Hardware Efficiency and Speedup Characteristics
How Magnitude Pruning Works
After training, rank all weights by absolute value. Set the smallest X% to zero permanently. For structured pruning, compute an importance score per channel (L1 norm of channel weights is common) and remove lowest-scoring channels. The process: train → rank → prune → fine-tune. Fine-tuning is essential; accuracy drops 5-15% immediately after pruning but recovers to within 1-2% of original after 10-20% of original training epochs.

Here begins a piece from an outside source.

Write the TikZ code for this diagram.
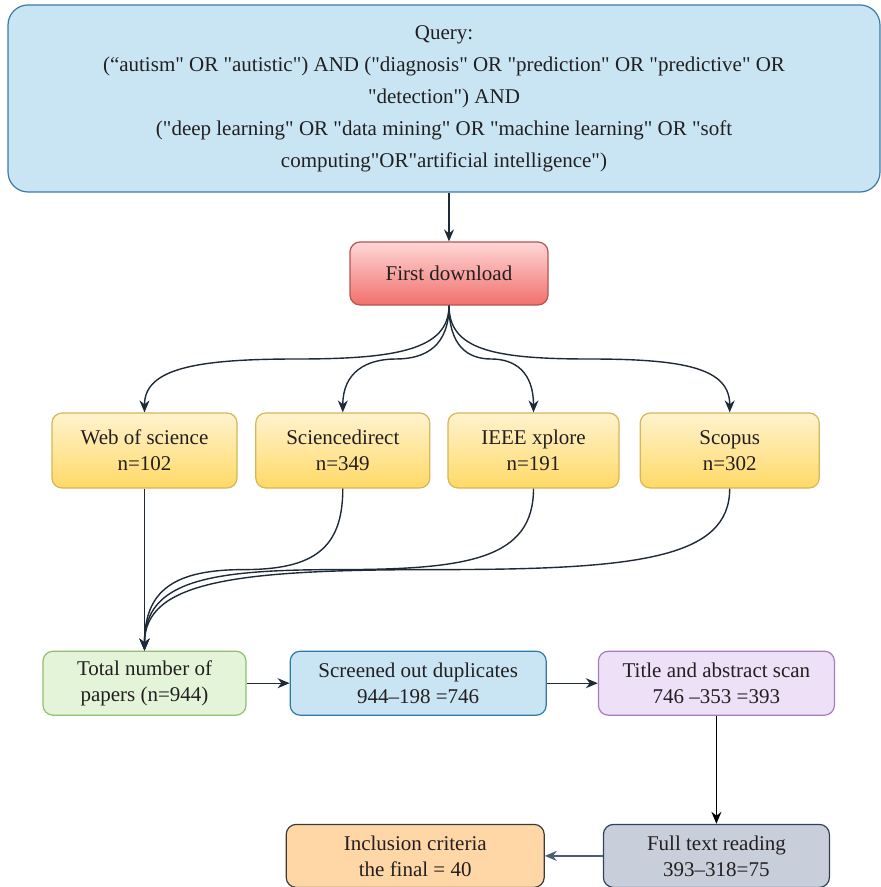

Why GPUs Don"t Speed Up Sparse Matrices
GPUs achieve speed through parallelism: computing thousands of multiply-adds simultaneously. Sparse matrices break this pattern. To multiply a sparse matrix, the GPU must: identify non-zero positions, gather those values, compute products, scatter results back. This coordination overhead often exceeds the compute savings. A 90% sparse matrix multiplication can run slower than dense. Only specialized sparse tensor cores (available on newer hardware) handle sparsity efficiently.
Structured Pruning Speedups
Removing channels physically reduces matrix dimensions. A 256-channel layer pruned to 128 channels uses matrices half the size. Standard GEMM operations run faster with smaller matrices, no special hardware needed. Speedup scales roughly linearly: 50% channels removed yields ~50% faster inference.